Afghanistan killings: Your reaction

A mourner cries over the bodies of Afghan civilians, allegedly shot by a rogue US soldier in Alkozai village.
Image caption A mourner cries over the bodies of Afghan civilians, allegedly shot by a rogue US soldier

The Afghan parliament has condemned the killing of 16 civilians by an American soldier and demanded that he be tried in an Afghan court.

US officials have issued an alert, fearing reprisals after theKandahar rampage. Nine children were among those killed.

BBC News website readers in Afghanistan, and those who have lived in the country, have been reacting to the news.

Shrinivasrao, Kabul, Afghanistan

This is an unspeakable incident of tragic proportions.

It is very shocking news for anyone to hear and one has to wonder whether this is a reflection on the competence of the people supervising these soldiers.

This is not the first time that behaviour such as this has come to light. This has a profound effect on how people view the US armed forces and by association ISAF (International Security Assistance Force). In turn this has a bearing on how the international effort at large is viewed.

I think President Karzai's reaction was appropriate. Karzai is the leader of the nation and obviously he would speak from his heart to convey the reaction of the people.

I cannot speak for others, but I would think that an action such as this could have a profound effect on the way people here view the relationship between the US and Afghanistan.

Chris Terrill, London, UK

Image caption "It is a tragedy that so much great work will have been undone in a heartbeat." Photo: Chris Terrill

Chris Terrill is a film-maker who has spent time in Afghanistan

I'm a film-maker and spent some months in Helmand last year working with 42 Commando in Nad Ali (north).

I came back full of hope that stabilisation was occurring and that progress towards transition was being made. I really felt that the idea of transition in 2014 was achievable.

What happened in Kandahar is deeply shocking and I am sure everyone in Helmand, American and British alike, is braced for the inevitable backlash.

One hears about people going rogue and going on a killing spree, like high-school killings, or the Norway shootings. But these people are unhinged, untrained individuals.

In Afghanistan one expects soldiers to be highly trained. The soldiers I know do feel anger, but this is directed against the Taliban, not against the local people.

When I first went to Afghanistan I witnessed full-on fighting in the area I was filming. Since 2006, such good progress has been made in establishing good relationships with the civilian population.

During that time, seven commandos were killed protecting the village. Now I think many of troops will be disheartened, wondering what it was all for.

It is a tragedy that so much great work will have been undone in a heartbeat.

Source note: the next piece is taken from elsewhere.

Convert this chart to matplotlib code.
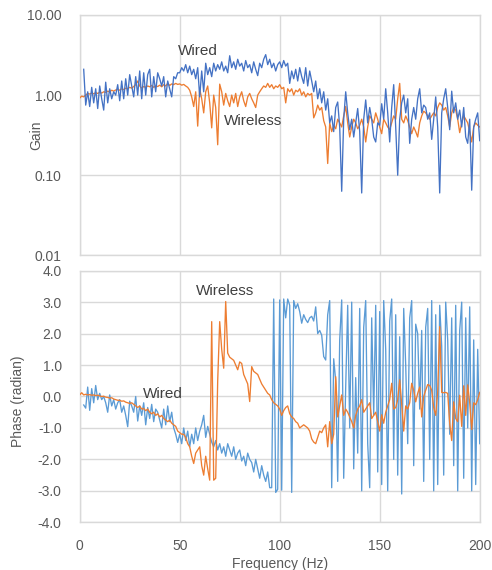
import numpy as np
import matplotlib
matplotlib.use("Agg")
import matplotlib.pyplot as plt
from matplotlib.ticker import FixedLocator, FuncFormatter, NullLocator

nan = np.nan

# Frequency bins (Hz)
freq = np.arange(0, 201)

wired_gain = [
    nan, nan, 2.1, 0.75, 1.1, 0.72, 1.25, 0.8, 1.2, 0.68,
    1.3, 0.9, 0.65, 1.45, 0.8, 1.2, 0.9, 1.1, 1.0, 1.35,
    0.85, 1.5, 0.9, 1.6, 1.0, 1.8, 1.3, 0.95, 1.7, 1.0,
    2.0, 0.9, 1.9, 1.0, 1.8, 2.1, 0.95, 1.7, 1.1, 1.9,
    1.6, 1.3, 1.7, 0.95, 1.5, 1.2, 0.95, 1.7, 1.6, 1.9,
    1.9, 2.2, 2.0, 2.4, 1.9, 2.3, 1.8, 2.1, 1.6, 2.2,
    0.95, 2.0, 1.1, 2.5, 1.8, 2.2, 1.7, 2.5, 2.0, 2.4,
    2.1, 2.6, 2.0, 2.3, 1.9, 3.1, 2.2, 2.6, 2.1, 2.8,
    2.3, 2.5, 2.0, 2.7, 2.2, 2.4, 1.9, 2.6, 2.1, 1.75,
    2.5, 2.2, 2.8, 3.2, 2.4, 2.8, 2.2, 2.5, 2.0, 2.4,
    2.6, 2.2, 2.7, 2.3, 2.5, 1.4, 2.0, 1.6, 2.1, 1.5,
    2.2, 1.7, 1.4, 2.2, 1.3, 2.0, 1.5, 1.1, 1.5, 0.9,
    1.2, 0.8, 1.1, 0.65, 0.9, 0.45, 0.55, 0.35, 0.7, 0.82,
    0.4, 0.063, 0.5, 1.1, 0.6, 0.37, 0.5, 0.3, 0.45, 0.68,
    0.35, 0.06, 0.5, 0.87, 0.45, 0.7, 0.5, 0.3, 0.26, 0.45,
    0.42, 0.78, 0.5, 1.2, 0.6, 0.26, 0.7, 1.35, 0.4, 0.1,
    0.5, 0.8, 1.0, 0.6, 0.9, 0.25, 0.5, 0.7, 0.5, 0.9,
    1.2, 0.6, 0.75, 0.7, 0.5, 0.6, 0.28, 0.5, 0.95, 0.4,
    0.06, 0.6, 0.9, 1.2, 0.7, 0.37, 1.12, 0.6, 0.8, 0.5,
    0.65, 0.4, 0.7, 0.3, 0.25, 0.5, 0.065, 0.4, 0.5, 0.6,
    0.27,
]

wireless_gain = [
    0.92, 0.97, 0.95, 1.0, 1.05, 1.03, 1.06, 1.04, 1.07, 1.05,
    1.08, 1.06, 1.1, 1.08, 1.12, 1.1, 1.15, 1.12, 1.16, 1.18,
    1.15, 1.2, 1.17, 1.22, 1.2, 1.25, 1.22, 1.28, 1.35, 1.5,
    1.3, 1.22, 1.28, 1.25, 1.3, 1.27, 1.32, 1.25, 1.3, 1.28,
    1.33, 1.27, 1.35, 1.3, 1.4, 1.32, 1.38, 1.35, 1.4, 1.36,
    1.38, 1.33, 1.36, 1.3, 1.25, 1.15, 0.95, 0.72, 1.1, 0.41,
    1.2, 0.9, 0.6, 1.1, 1.3, 0.8, 0.39, 1.0, 0.7, 0.24,
    1.37, 1.1, 0.75, 1.05, 0.85, 0.72, 1.0, 0.8, 1.05, 0.72,
    0.95, 1.1, 0.85, 0.72, 0.95, 1.05, 0.9, 0.8, 0.7, 1.0,
    1.1, 1.2, 1.3, 1.25, 1.4, 1.25, 1.35, 1.2, 1.3, 1.25,
    1.35, 1.2, 1.25, 0.8, 1.2, 1.1, 1.2, 1.0, 1.15, 1.1,
    1.2, 1.0, 1.1, 0.95, 1.05, 1.0, 1.05, 0.52, 0.6, 0.75,
    0.65, 0.7, 0.48, 0.4, 0.14, 0.45, 0.35, 0.42, 0.38, 0.5,
    0.45, 0.4, 0.55, 0.72, 0.45, 0.3, 0.4, 0.5, 0.45, 0.38,
    0.42, 0.5, 0.4, 0.26, 0.4, 0.55, 0.5, 0.45, 0.6, 0.5,
    0.4, 0.33, 0.5, 0.45, 0.4, 0.37, 0.45, 0.55, 0.5, 0.9,
    1.4, 0.5, 0.45, 0.55, 0.48, 0.4, 0.33, 0.4, 0.35, 0.3,
    0.45, 0.55, 0.63, 0.6, 0.55, 0.5, 0.55, 0.6, 0.55, 0.7,
    0.8, 0.75, 0.65, 0.7, 0.55, 0.4, 0.6, 0.7, 0.65, 0.5,
    0.34, 0.45, 0.55, 0.5, 0.45, 0.35, 0.26, 0.4, 0.45, 0.42,
    0.4,
]

wired_phase = [
    nan, nan, -0.27, -0.37, 0.3, -0.44, 0.25, -0.2, 0.35, -0.1,
    0.1, -0.1, 0.0, -0.2, -0.5, 0.05, -0.3, -0.1, -0.4, -0.2,
    -0.1, -0.5, -0.3, -0.6, -0.96, -0.15, -0.3, -0.5, 0.0, -0.78,
    -0.3, -0.6, -0.2, -0.9, -0.35, -0.7, -0.25, -0.8, -0.4, -0.5,
    -0.75, -1.0, -0.4, -0.9, -0.3, -0.8, -0.5, -1.0, -1.2, -1.46,
    -1.2, -1.5, -1.0, -1.4, -1.1, -1.6, -1.2, -1.5, -1.0, -1.4,
    -1.1, -0.9, -0.6, -1.3, -0.95, -1.2, -1.45, -1.6, -1.4, -1.7,
    -1.5, -1.8, -1.6, -1.9, -1.5, -1.7, -1.9, -1.6, -2.0, -1.8,
    -1.7, -2.05, -1.9, -2.2, -1.8, -2.0, -2.1, -2.4, -2.0, -2.3,
    -2.6, -2.2, -2.5, -2.7, -2.4, -2.9, -2.9, 3.1, -3.05, -2.95,
    3.07, -2.98, 3.1, 2.5, 3.1, 2.9, -3.05, 3.05, 2.8, 2.95,
    2.7, 2.33, 2.6, 2.45, 2.35, 2.5, 2.55, 2.4, 2.85, 2.0,
    2.1, 1.95, 1.27, 1.16, 2.6, 3.05, -2.9, 1.2, 0.5, -2.7,
    1.8, 3.07, -2.6, 0.3, 2.9, -1.0, 3.0, -2.3, 0.6, -1.8,
    2.8, -3.0, 2.2, 3.05, -1.5, -2.9, 2.5, -0.6, 2.9, -2.4,
    2.7, -2.8, 3.05, 1.5, -3.0, 2.4, 3.1, -2.0, 2.6, -2.5,
    1.9, -3.1, 2.8, 1.0, -1.5, 2.5, 3.05, -2.2, 2.3, 2.0,
    -0.4, 2.1, -2.7, 2.2, 2.8, -2.0, 3.05, -3.0, 2.6, -2.8,
    2.9, 1.6, -2.5, 3.0, 1.8, -1.2, 2.5, -2.2, 2.9, -3.0,
    2.1, 3.0, -2.6, 2.5, -1.0, 2.85, -3.0, 1.8, -2.8, 1.5,
    -1.5,
]

wireless_phase = [
    0.05, 0.12, 0.05, 0.07, 0.05, 0.06, 0.04, 0.05, 0.03, 0.04,
    0.02, 0.0, 0.01, -0.02, -0.03, -0.05, -0.04, -0.08, -0.1, -0.12,
    -0.12, -0.15, -0.14, -0.18, -0.2, -0.22, -0.2, -0.25, -0.3, -0.35,
    -0.3, -0.4, -0.38, -0.45, -0.4, -0.5, -0.55, -0.5, -0.6, -0.55,
    -0.65, -0.6, -0.7, -0.75, -0.8, -0.75, -0.85, -0.9, -0.95, -1.1,
    -1.15, -1.2, -1.2, -1.3, -1.5, -1.6, -1.9, -2.13, -1.8, -1.7,
    -1.6, -2.2, -2.5, -1.9, -2.3, -2.66, 2.38, -2.66, -2.6, 0.5,
    2.38, 1.5, 0.9, 3.02, 1.38, 1.25, 1.2, 1.15, 1.0, 0.85,
    1.1, 1.05, 0.7, 0.55, 0.4, -0.16, 0.95, 0.8, 0.75, 0.7,
    0.55, 0.4, 0.3, 0.2, 0.1, 0.05, -0.1, -0.2, -0.25, -0.3,
    -0.4, -0.6, -0.45, -0.35, -0.3, -0.55, -0.65, -0.7, -0.8, -0.85,
    -1.0, -0.95, -0.9, -0.95, -1.0, -1.1, -1.35, -1.45, -1.5, -1.3,
    -1.1, -1.15, -1.0, -0.9, -1.6, -0.8, -1.5, -1.2, 0.63, -0.65,
    -0.3, 0.05, -0.6, -0.4, -0.5, -0.65, -0.8, -1.0, -0.6, -0.4,
    -0.3, -0.1, -0.5, -0.4, -0.3, -0.2, -0.7, -0.6, -0.5, -0.8,
    -1.1, -0.58, -0.85, -0.5, -0.3, -0.1, 0.42, -0.4, -0.35, -0.1,
    0.53, -0.25, -1.1, -0.3, -0.4, -0.2, 0.42, 0.2, -0.17, 0.1,
    0.3, -0.65, 0.0, 0.2, 0.38, 0.35, 0.2, -0.35, -0.6, 0.15,
    2.22, 0.13, 0.12, 0.13, 0.1, -0.85, -1.4, -0.17, -0.7, -0.8,
    0.04, -0.95, 0.34, -0.6, 0.37, -0.2, -1.05, -0.2, -0.26, -0.1,
    0.13,
]

x_ticks = [0, 50, 100, 150, 200]
gain_ticks = [0.01, 0.1, 1, 10]
phase_ticks = [-4, -3, -2, -1, 0, 1, 2, 3, 4]

plt.rcParams['font.family'] = ['Liberation Sans', 'DejaVu Sans']

W, H = 492, 570
fig = plt.figure(figsize=(W / 100, H / 100), dpi=100)
ax1 = fig.add_axes([79.7 / W, 1 - 255.3 / H, 400 / W, 240.3 / H])
ax2 = fig.add_axes([79.7 / W, 1 - 522.3 / H, 400 / W, 251.6 / H])

grid_c = '#D9D9D9'
tick_c = '#595959'
blue_dark = '#4472C4'
blue_light = '#5B9BD5'
orange = '#ED7D31'

ax1.plot(freq, wireless_gain, color=orange, lw=0.95, zorder=3)
ax1.plot(freq, wired_gain, color=blue_dark, lw=0.95, zorder=4)
ax1.set_yscale('log')
ax1.set_ylim(0.01, 10)
ax1.set_xlim(0, 200)
ax1.yaxis.set_major_locator(FixedLocator(gain_ticks))
ax1.yaxis.set_minor_locator(NullLocator())
ax1.yaxis.set_major_formatter(FuncFormatter(lambda v, p: f"{v:.2f}"))
ax1.set_xticks(x_ticks)
ax1.tick_params(axis='x', labelbottom=False)

ax2.plot(freq, wireless_phase, color=orange, lw=0.95, zorder=4)
ax2.plot(freq, wired_phase, color=blue_light, lw=0.95, zorder=3)
ax2.set_ylim(-4, 4)
ax2.set_xlim(0, 200)
ax2.set_yticks(phase_ticks)
ax2.yaxis.set_major_formatter(FuncFormatter(lambda v, p: f"{v:.1f}"))
ax2.set_xticks(x_ticks)

for ax in (ax1, ax2):
    ax.grid(True, color=grid_c, lw=1.0, zorder=0)
    ax.set_axisbelow(True)
    for s in ax.spines.values():
        s.set_color(grid_c)
        s.set_linewidth(1.0)
    ax.tick_params(length=0, labelsize=10, labelcolor=tick_c)
    ax.tick_params(axis='y', pad=13)
    ax.tick_params(axis='x', pad=12)

# Axis titles
fig.text(36 / W, 1 - 135 / H, 'Gain', color=tick_c, fontsize=10,
         rotation=90, ha='center', va='center')
fig.text(18 / W, 1 - 401.7 / H, 'Phase (radian)', color=tick_c, fontsize=10,
         rotation=90, ha='center', va='center')
fig.text(280 / W, 1 - 557 / H, 'Frequency (Hz)', color=tick_c, fontsize=10,
         ha='center', va='top')

txt_c = '#404040'
ax1.text(58.9, 3.58, 'Wired', color=txt_c, fontsize=11, ha='center', va='center', zorder=6)
ax1.text(86.5, 0.477, 'Wireless', color=txt_c, fontsize=11, ha='center', va='center', zorder=6)
ax2.text(72.7, 3.36, 'Wireless', color=txt_c, fontsize=11, ha='center', va='center', zorder=6)
ax2.text(41.7, 0.08, 'Wired', color=txt_c, fontsize=11, ha='center', va='center', zorder=6)

fig.savefig('out.png', dpi=100)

I do understand that these things happen - sometimes rogue incidents like this will occur, we have to keep the faith. But it is disheartening.

As for President Karzai - he had to say what he said, he had no choice. Given what happened after the burning of the Koran, he had to come out looking like a champion of the people.

He is dealing with a very divided government - not just in Kabul but in the whole region. People are very undecided about which way to lean, whether towards the government or the Taliban.

Yousef, Kabul, Afghanistan

President Karzai has called this an "unforgettable act". This is an exaggeration. Why not say the same thing about all the previous acts like this?

He is simply making these statements to cover up the failure of the government. He is surrounded on all sides and is using this event to control the sentiments of the people. This is really hypocritical.

I think both sides in this are playing a political game to cover up the failure of a decade-long mission to Afghanistan.

The failure cannot be assigned to US and its allies all alone. The Afghanistan government and its leadership is also responsible.

The majority of the Afghan population is illiterate and it is easy to whip up their sentiments.

President Karzai has not managed things well. A decade of huge international funds flowing into the country was the major path for a sustainable economic development, and development of economic infrastructures - but the Afghan government and its leadership failed.

Now a retarded economy and a highly dependent government can't stand on its own feet. They have failed to establish a federal government.

Now is not the time to be talking about these sentiments. They must start to pass effective laws.

Mahir, Kabul, Afghanistan

Image caption Mahir, Kabul: "Afghans need to try to see the bigger picture." (Photo: Chris Terrill)

Mahir works in finance in Kabul

The action of this US soldier should be condemned in the strongest possible words. Killing unarmed civilians including children is unforgivable. All Afghans including myself are very unhappy about this.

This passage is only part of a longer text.